Data to process:
※ ※ ※

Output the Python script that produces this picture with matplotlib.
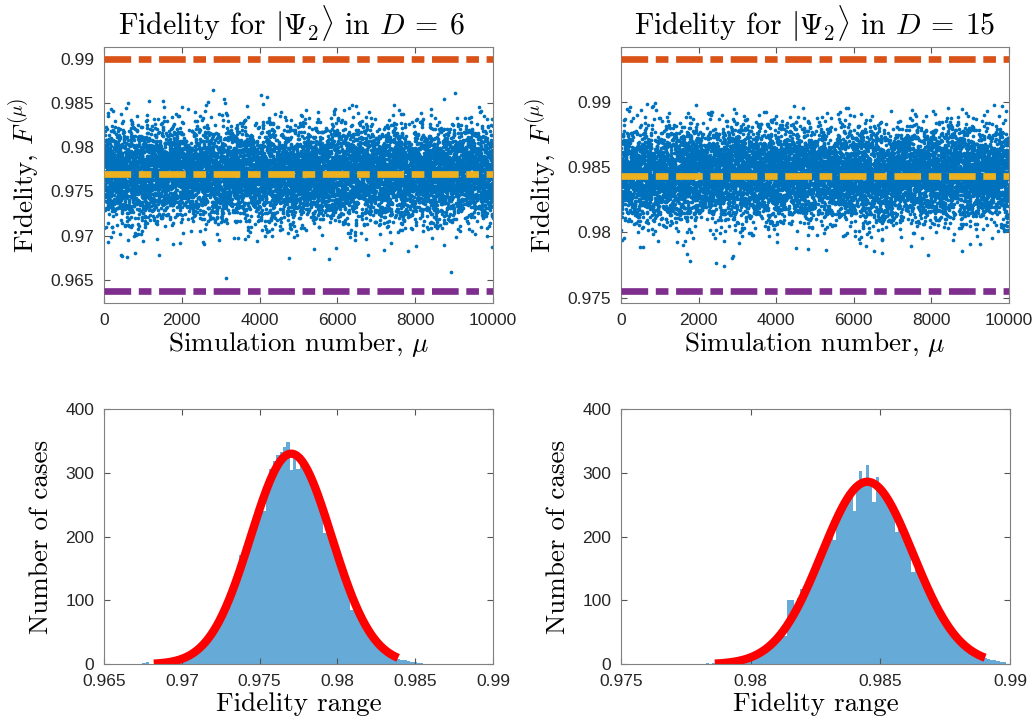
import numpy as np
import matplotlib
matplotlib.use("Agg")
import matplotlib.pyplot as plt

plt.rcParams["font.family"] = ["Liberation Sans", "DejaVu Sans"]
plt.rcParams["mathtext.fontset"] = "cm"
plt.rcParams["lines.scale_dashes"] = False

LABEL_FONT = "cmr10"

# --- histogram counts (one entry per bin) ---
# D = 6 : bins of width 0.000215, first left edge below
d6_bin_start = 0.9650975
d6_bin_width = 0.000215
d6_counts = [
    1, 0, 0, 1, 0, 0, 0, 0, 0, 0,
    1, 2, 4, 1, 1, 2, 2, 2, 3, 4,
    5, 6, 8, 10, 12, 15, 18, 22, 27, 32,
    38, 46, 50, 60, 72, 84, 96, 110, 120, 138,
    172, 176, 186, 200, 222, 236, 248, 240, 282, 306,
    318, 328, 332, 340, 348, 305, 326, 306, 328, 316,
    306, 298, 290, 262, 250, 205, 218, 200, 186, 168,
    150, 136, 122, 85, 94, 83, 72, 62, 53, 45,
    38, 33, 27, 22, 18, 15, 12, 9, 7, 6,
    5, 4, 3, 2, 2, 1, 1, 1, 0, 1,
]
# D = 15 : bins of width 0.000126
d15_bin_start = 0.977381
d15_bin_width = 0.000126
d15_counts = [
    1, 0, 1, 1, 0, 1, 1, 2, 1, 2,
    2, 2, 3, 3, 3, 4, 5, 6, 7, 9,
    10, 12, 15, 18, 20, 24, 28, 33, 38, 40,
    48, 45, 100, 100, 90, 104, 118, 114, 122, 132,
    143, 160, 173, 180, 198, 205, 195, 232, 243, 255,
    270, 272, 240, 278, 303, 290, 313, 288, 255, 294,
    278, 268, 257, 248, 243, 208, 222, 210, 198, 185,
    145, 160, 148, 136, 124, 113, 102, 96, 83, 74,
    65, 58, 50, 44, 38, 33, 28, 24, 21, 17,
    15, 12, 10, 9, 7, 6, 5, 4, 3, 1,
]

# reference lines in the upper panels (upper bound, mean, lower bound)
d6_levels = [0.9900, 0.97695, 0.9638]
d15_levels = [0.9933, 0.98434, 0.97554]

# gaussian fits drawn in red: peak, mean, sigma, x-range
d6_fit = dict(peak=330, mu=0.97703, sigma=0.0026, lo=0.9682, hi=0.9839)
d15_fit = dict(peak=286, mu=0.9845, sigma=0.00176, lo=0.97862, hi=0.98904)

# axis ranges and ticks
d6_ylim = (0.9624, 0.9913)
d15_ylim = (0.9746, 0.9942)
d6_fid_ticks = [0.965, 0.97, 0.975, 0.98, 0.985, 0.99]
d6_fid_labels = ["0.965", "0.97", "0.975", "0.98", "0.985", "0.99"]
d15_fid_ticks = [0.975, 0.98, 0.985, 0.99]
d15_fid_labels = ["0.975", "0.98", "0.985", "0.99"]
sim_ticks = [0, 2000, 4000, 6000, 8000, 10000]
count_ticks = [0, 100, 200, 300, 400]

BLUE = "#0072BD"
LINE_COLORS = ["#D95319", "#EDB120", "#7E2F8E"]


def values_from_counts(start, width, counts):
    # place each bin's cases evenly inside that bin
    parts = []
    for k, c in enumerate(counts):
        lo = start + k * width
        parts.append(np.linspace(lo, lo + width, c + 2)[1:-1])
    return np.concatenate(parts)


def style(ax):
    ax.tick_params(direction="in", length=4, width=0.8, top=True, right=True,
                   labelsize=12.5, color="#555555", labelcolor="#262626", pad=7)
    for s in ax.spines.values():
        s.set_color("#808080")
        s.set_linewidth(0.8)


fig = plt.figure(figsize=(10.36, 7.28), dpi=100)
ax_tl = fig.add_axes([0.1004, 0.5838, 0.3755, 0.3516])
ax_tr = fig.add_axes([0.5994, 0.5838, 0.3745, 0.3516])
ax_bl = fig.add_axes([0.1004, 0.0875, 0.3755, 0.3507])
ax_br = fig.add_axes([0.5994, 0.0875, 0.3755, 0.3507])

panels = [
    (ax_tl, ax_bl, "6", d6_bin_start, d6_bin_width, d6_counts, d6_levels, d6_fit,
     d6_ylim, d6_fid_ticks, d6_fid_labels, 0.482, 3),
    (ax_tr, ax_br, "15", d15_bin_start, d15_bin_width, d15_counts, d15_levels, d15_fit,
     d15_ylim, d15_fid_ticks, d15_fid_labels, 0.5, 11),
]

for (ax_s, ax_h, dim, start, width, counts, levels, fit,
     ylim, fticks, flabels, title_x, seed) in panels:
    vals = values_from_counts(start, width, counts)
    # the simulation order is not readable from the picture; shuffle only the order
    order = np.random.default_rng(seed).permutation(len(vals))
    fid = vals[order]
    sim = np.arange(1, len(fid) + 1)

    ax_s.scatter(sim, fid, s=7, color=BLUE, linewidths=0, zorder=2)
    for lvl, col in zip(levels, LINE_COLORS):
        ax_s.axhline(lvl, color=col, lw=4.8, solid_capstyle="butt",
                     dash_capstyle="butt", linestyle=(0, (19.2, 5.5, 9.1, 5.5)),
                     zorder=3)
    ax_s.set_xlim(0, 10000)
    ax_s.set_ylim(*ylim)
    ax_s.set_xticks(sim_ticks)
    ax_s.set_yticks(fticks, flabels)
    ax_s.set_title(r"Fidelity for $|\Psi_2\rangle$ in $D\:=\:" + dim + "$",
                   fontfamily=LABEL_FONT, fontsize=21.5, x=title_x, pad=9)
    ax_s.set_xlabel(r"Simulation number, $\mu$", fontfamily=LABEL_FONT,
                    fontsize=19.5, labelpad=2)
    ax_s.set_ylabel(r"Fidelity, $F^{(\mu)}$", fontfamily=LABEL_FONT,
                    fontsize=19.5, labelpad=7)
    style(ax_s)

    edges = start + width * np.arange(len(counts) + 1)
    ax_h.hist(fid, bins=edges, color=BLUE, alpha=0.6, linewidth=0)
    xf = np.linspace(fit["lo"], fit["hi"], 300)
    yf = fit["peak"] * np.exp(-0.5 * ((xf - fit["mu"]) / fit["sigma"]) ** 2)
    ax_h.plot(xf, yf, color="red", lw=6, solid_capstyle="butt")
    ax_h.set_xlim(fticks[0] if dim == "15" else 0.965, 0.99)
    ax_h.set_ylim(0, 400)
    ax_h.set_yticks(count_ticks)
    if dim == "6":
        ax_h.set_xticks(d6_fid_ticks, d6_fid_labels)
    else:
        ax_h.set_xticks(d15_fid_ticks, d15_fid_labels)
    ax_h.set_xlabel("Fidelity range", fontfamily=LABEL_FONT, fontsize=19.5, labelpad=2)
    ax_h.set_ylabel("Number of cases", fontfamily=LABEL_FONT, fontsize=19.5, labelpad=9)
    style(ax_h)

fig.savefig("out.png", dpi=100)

※ ※ ※

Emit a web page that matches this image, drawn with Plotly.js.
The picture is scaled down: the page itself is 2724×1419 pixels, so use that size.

※ ※ ※

What is required:
From the records above, give again only the part that opens with the line containing "Output the Python" and closes with the line containing "d15_levels = [0.9933, 0.98434, 0.97554]". Keep both ends but drop the pictures.

Written reply:
Output the Python script that produces this picture with matplotlib.
import numpy as np
import matplotlib
matplotlib.use("Agg")
import matplotlib.pyplot as plt

plt.rcParams["font.family"] = ["Liberation Sans", "DejaVu Sans"]
plt.rcParams["mathtext.fontset"] = "cm"
plt.rcParams["lines.scale_dashes"] = False

LABEL_FONT = "cmr10"

# --- histogram counts (one entry per bin) ---
# D = 6 : bins of width 0.000215, first left edge below
d6_bin_start = 0.9650975
d6_bin_width = 0.000215
d6_counts = [
    1, 0, 0, 1, 0, 0, 0, 0, 0, 0,
    1, 2, 4, 1, 1, 2, 2, 2, 3, 4,
    5, 6, 8, 10, 12, 15, 18, 22, 27, 32,
    38, 46, 50, 60, 72, 84, 96, 110, 120, 138,
    172, 176, 186, 200, 222, 236, 248, 240, 282, 306,
    318, 328, 332, 340, 348, 305, 326, 306, 328, 316,
    306, 298, 290, 262, 250, 205, 218, 200, 186, 168,
    150, 136, 122, 85, 94, 83, 72, 62, 53, 45,
    38, 33, 27, 22, 18, 15, 12, 9, 7, 6,
    5, 4, 3, 2, 2, 1, 1, 1, 0, 1,
]
# D = 15 : bins of width 0.000126
d15_bin_start = 0.977381
d15_bin_width = 0.000126
d15_counts = [
    1, 0, 1, 1, 0, 1, 1, 2, 1, 2,
    2, 2, 3, 3, 3, 4, 5, 6, 7, 9,
    10, 12, 15, 18, 20, 24, 28, 33, 38, 40,
    48, 45, 100, 100, 90, 104, 118, 114, 122, 132,
    143, 160, 173, 180, 198, 205, 195, 232, 243, 255,
    270, 272, 240, 278, 303, 290, 313, 288, 255, 294,
    278, 268, 257, 248, 243, 208, 222, 210, 198, 185,
    145, 160, 148, 136, 124, 113, 102, 96, 83, 74,
    65, 58, 50, 44, 38, 33, 28, 24, 21, 17,
    15, 12, 10, 9, 7, 6, 5, 4, 3, 1,
]

# reference lines in the upper panels (upper bound, mean, lower bound)
d6_levels = [0.9900, 0.97695, 0.9638]
d15_levels = [0.9933, 0.98434, 0.97554]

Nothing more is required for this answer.